Could Airbnb actually be good for Aussie travel agents?

 

 

 

The first time I heard of Airbnb it was from a mate whose classic come back to roomsXML was “I don’t get how travel agents still exist…”.

 

How about the hype?

In researching this article, one might think that Airbnb or Uber or any other new tech driven, self rating style, will be directly responsible for the downfall of the industry, hotels won’t survive and all articles finished with “let him who hath understanding reckon the number of the beast”.

The main case is “if there are more rooms out there, it will hurt hotels”. True to a point, but not everyone is affected by that point.

 

They want different things

I doubt Airbnb customers are Aussie travel agent customers.

My mate loves to brag about a bargain, but he won’t admit it when his “better rate” was in $US, not $AU; before the taxes; and it was in fact $100 more for three nights.

You know the one.

travelagents_KarryOn

Same reason why we dropped 1 and 2 star hotels from roomsXML inventory. No one in Australia booked them. Why? No one wants that customer who is concerned over $3 and wants a free transfer for every $50 spent.

I do want luxury, comfort, standards and someone to bring me new towels. Travelling three months a year, early starts, late finishes, weird time zones – comfort won’t ever be me staying in a strangers house. I will always sleep better in a hotel. Sleep is the thing for me.

To quote a favourite response to our “Keep Calm, leave it to the travel agent competition”:

“You most certainly can book yourself but exactly to what and where remain in question until you arrive.”

Who is likely to use Airbnb? It’s probably the market you already “lost access” to with the advent of the internet – the self bookers. The ones going domestic, or local-international such as Fiji, Bali and Thailand.

 

Who will the hotels turn to?

So the hotels lose out, especially in peak times when they can charge a bomb for fancy rooms. Airbnb is winning the online marketing effort as they have a room in every street in every city.

How can hotels compete with that?

They go through the traditional supply chain, work with agents, establish robust sales channels, incentivise to get YOUR business and make it easier for you to deliver value to your customers.
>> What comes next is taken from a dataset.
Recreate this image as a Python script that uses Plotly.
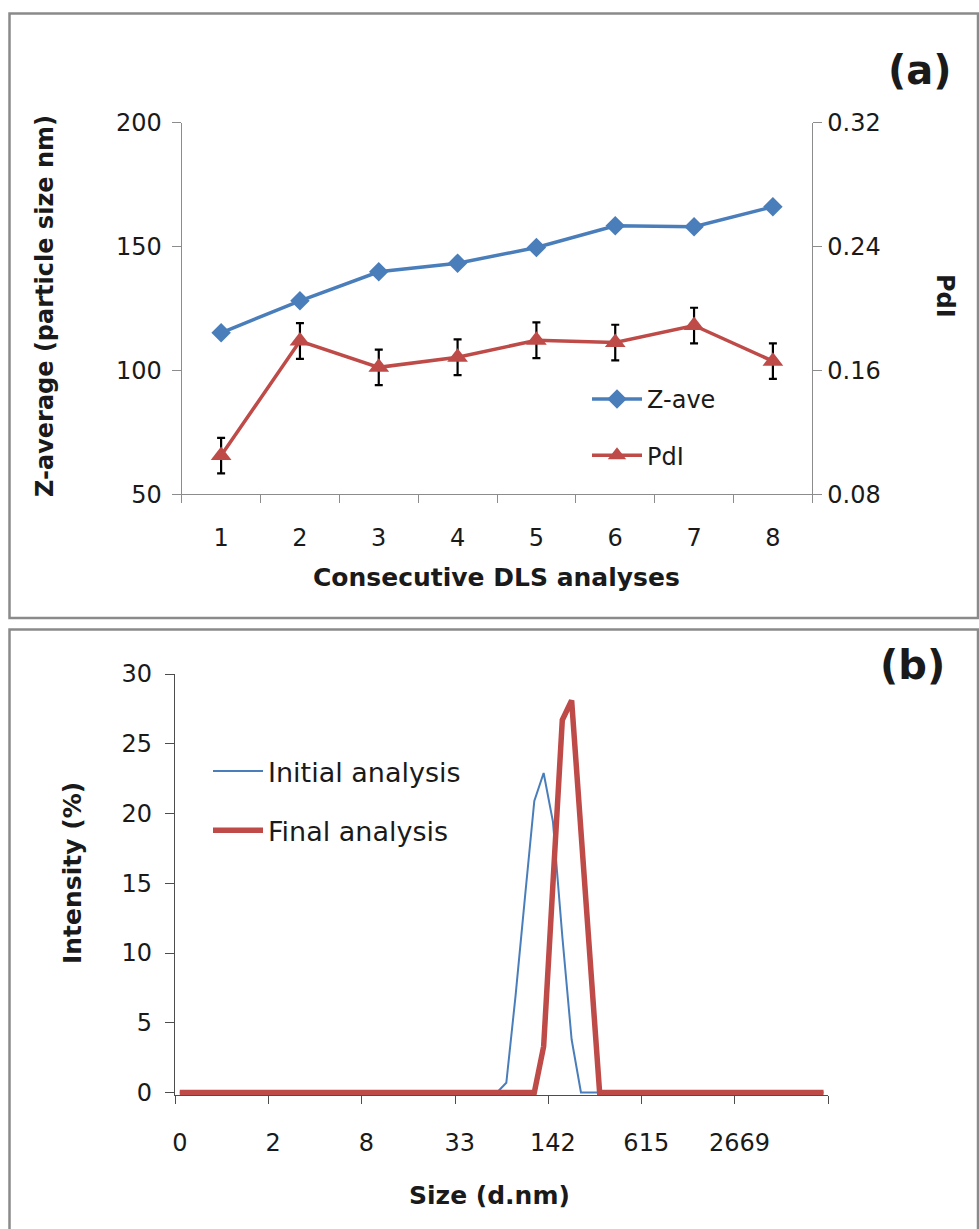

Your old friends are coming back, baby.

 

Negative marketing power and old money

Hotels have invested into local infrastructure, mates in councils and government, helped local economies, they have bought ad space with Murdoch – made some politicians look good – those favours aren’t forgotten.

The bad stories will emerge, like on Uber. “Unregulated, untrusted, self rate, no guarantee. Rats.”

Hotels will remind the public about fire safety, hygiene, access to facilities and “what if something goes wrong”. The horror stories will be hyped by media, local government enforce building regulations and old money will win out, for a bit.

ICCHOTEL

Whilst they can’t collude, hotel chains will take up this united message against the “disruptors”.

Disagree? The Beta home video standard was way, way better than VHS. Why did VHS survive even though the product was clearly (only 60 percent as good as) inferior?

They won a marketing war. They are taking on an industry. I love the thought of change and disruption – to shake things up, the equalise. Grey hair is teaching me its tough.

 

Hotel Prices go down, hotel deliverables go up

Most OTA’s have innovative tools which push hotel prices down, by trying to get hotel owners to adopt algorithms that force them to drop prices. In turn, OTA’s compete better against agents, traditional wholesale models and the like.

But Airbnb is trying to get some of that market share whilst simultaneously attacking the traditional model. Who would have thunk OTA’s and traditional wholesale travel groups might have something to unite them.

But either way, hotel prices will drop. Agents will have a cheaper product to sell. Generally, that’s going to be good for business.

What do you think now? Airbnb, a the threat or bit player?